Breakfast with Solomon - Proverbs 23:21

"For the heavy drinker and the glutton will come to poverty, and drowsiness will clothe one with rags"

heavy drinker

This is the Hebrew word saba, which means drunkard; one who consistently imbibes high amounts of alcohol.


This is the Hebrew word zalal, which means to be light, worthless, glutton. The idea is that one who only consumes food -- but does not produce anything so that others can eat -- is worthless. Each of us is responsible to produce more than we take in. The glutton, however, consumes far more than he/she produces.


This is the Hebrew word numa, which means drowsiness and slumbering. This is the person who does not fight the urge to sleep their problems away. This is the person who gives in to the impulse to just sleep a little more, to let the comfort of the bed dictate the actions this person takes that day.

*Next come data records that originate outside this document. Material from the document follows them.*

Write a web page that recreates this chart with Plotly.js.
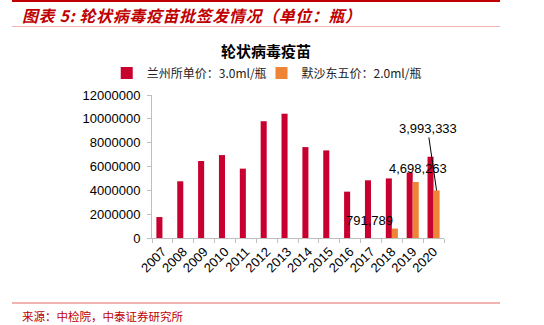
<!DOCTYPE html>
<html><head><meta charset="utf-8">
<script src="https://cdn.plot.ly/plotly-3.0.1.min.js"></script>
<style>
html,body{margin:0;padding:0;background:#fff;}
#wrap{position:relative;width:544px;height:325px;overflow:hidden;}
#chart{position:absolute;left:0;top:0;width:544px;height:325px;}
.hdr{position:absolute;left:22px;top:3px;font-family:"Noto Sans CJK SC";font-weight:bold;font-style:italic;font-size:16px;letter-spacing:0.6px;color:#C00000;white-space:nowrap;}
.src{position:absolute;left:22px;top:308px;font-family:"Noto Sans CJK SC";font-size:11.5px;color:#C00000;white-space:nowrap;}
.l1{position:absolute;left:12px;top:0;width:488px;height:2px;background:#C00000;}
.l2{position:absolute;left:12px;top:26px;width:488px;height:1px;background:#F2B3B3;}
.l3{position:absolute;left:12px;top:302px;width:488px;height:2px;background:#F2B3B3;}
</style></head>
<body><div id="wrap"><div id="chart"></div>
<div class="l1"></div><div class="hdr">图表 5:  轮状病毒疫苗批签发情况（单位：瓶）</div><div class="l2"></div>
<div class="l3"></div><div class="src">来源：中检院，中泰证券研究所</div></div>
<script>
const years = ['2007','2008','2009','2010','2011','2012','2013','2014','2015','2016','2017','2018','2019','2020'];
const lanzhou = [1760000,4760000,6460000,6960000,5820000,9800000,10430000,7630000,7350000,3890000,4840000,5000000,5500000,6820000];
const mosha = [null,null,null,null,null,null,null,null,null,null,null,791789,4698263,3993333];
const nameA = '兰州所单价：3.0ml/瓶';
const nameB = '默沙东五价：2.0ml/瓶';
const yTicks = [0,2000000,4000000,6000000,8000000,10000000,12000000];

function fmt(v){return v.toLocaleString('en-US');}
const numFont = {family:'"Liberation Sans", Arial, sans-serif', size:13, color:'#000'};
const i18 = years.indexOf('2018'), i19 = years.indexOf('2019'), i20 = years.indexOf('2020');
const annotations = [
  {x:i18, y:mosha[i18], text:fmt(mosha[i18]), showarrow:false, xshift:-22, yshift:8, font:numFont},
  {x:i19, y:mosha[i19], text:fmt(mosha[i19]), showarrow:false, xshift:5, yshift:14, font:numFont},
  {x:i20, y:mosha[i20], text:fmt(mosha[i20]), showarrow:true, arrowhead:0, arrowwidth:1, arrowcolor:'#000', xshift:3, ax:-9, ay:-62, font:numFont}
];

const legFont = {family:'"Noto Sans CJK SC", "Liberation Sans"', size:12, color:'#222'};
const data = [
  {type:'bar', name:nameA, x:years, y:lanzhou, marker:{color:'#C8002F'}, legend:'legend'},
  {type:'bar', name:nameB, x:years, y:mosha, marker:{color:'#EE8436'}, legend:'legend2'}
];
const layout = {
  width:544, height:325,
  margin:{l:152, r:100, t:95, b:87},
  paper_bgcolor:'rgba(0,0,0,0)', plot_bgcolor:'rgba(0,0,0,0)',
  barmode:'group', bargap:0.42, bargroupgap:0,
  title:{text:'<b>轮状病毒疫苗</b>', font:{family:'"Noto Sans CJK SC"', size:15, color:'#000'}, x:0.489, xanchor:'center', y:0.84, yanchor:'middle'},
  showlegend:true,
  legend:{orientation:'h', x:-0.155, xanchor:'left', y:1.154, yanchor:'middle', font:legFont, itemwidth:30, bgcolor:'rgba(0,0,0,0)'},
  legend2:{orientation:'h', x:0.375, xanchor:'left', y:1.154, yanchor:'middle', font:legFont, itemwidth:30, bgcolor:'rgba(0,0,0,0)'},
  xaxis:{type:'category', range:[-0.5,13.5], tickson:'boundaries', ticks:'outside', ticklen:4, tickcolor:'#BFBFBF', showline:true, linecolor:'#BFBFBF', linewidth:1, tickangle:-45, tickfont:{family:'"Liberation Sans", Arial', size:13, color:'#000'}, showgrid:false, zeroline:false, fixedrange:true},
  yaxis:{range:[0,12000000], tickvals:yTicks, ticktext:yTicks.map(String), ticks:'outside', ticklen:4, tickcolor:'#BFBFBF', ticklabelstandoff:4, showline:true, linecolor:'#BFBFBF', linewidth:1, tickfont:{family:'"Liberation Sans", Arial', size:13, color:'#000'}, showgrid:false, zeroline:false, fixedrange:true},
  annotations:annotations
};
Plotly.newPlot('chart', data, layout, {staticPlot:true, displayModeBar:false});
</script></body></html>
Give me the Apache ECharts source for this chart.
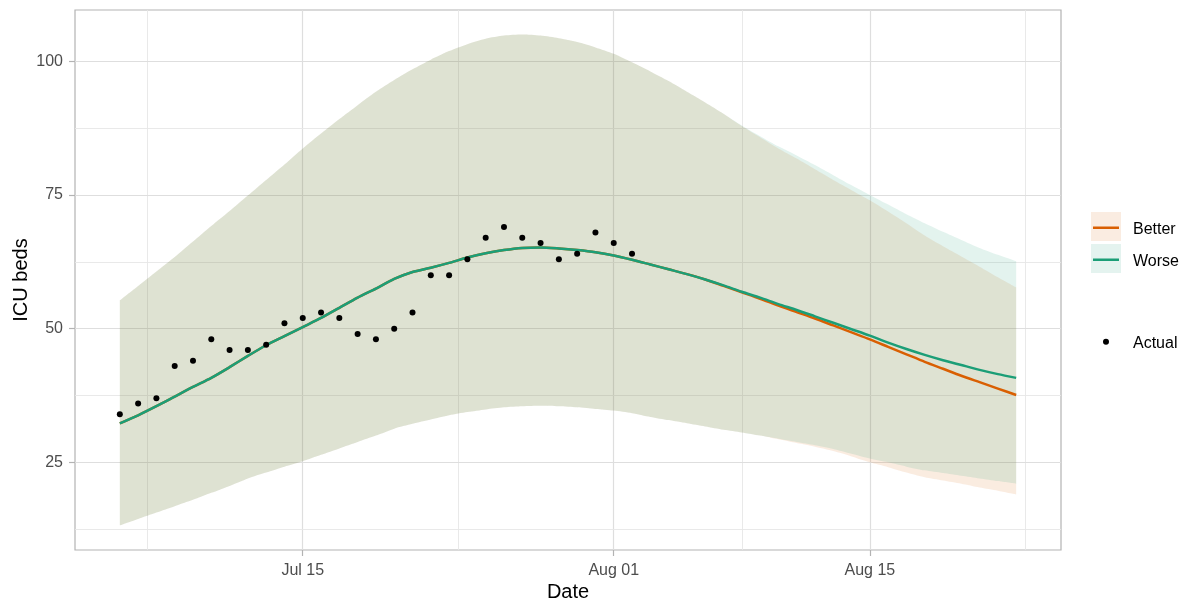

In Solomon's day there were really only three addictive substances to hide pain: alcohol, food, and sleep. In each case, if you medicate the emotional or relational pain you are feeling rather than process it and work it through, it will result in poverty -- either poverty financially, emotionally, relationally, or spiritually.

What is Solomon's point that God is prodding him to make? The shortcut to pain relief does not end where you think it does. Solomon is jabbing at us to say that the quick fix for relational pain causes more pain, not less. You will be clothed with poverty and rags.

We will all be tempted to not face the problems and difficulties in our life. There are many ways to avoid the pain of real life in the modern world beyond alcohol, food, and sleep even though these three remain popular. There are movies, drugs (both illegal and prescription), video games, books, sports, gambling, pornography, and hundreds of others. While these diversions promise a way to get through or to get ahead, they divert you to an impoverished future. Don't do it. Face the problems you have; make the changes that are needed. Have the difficult conversations. Admit you were wrong if you were. Admit that you don't understand why things happened the way they did. Do the positive things that you can do.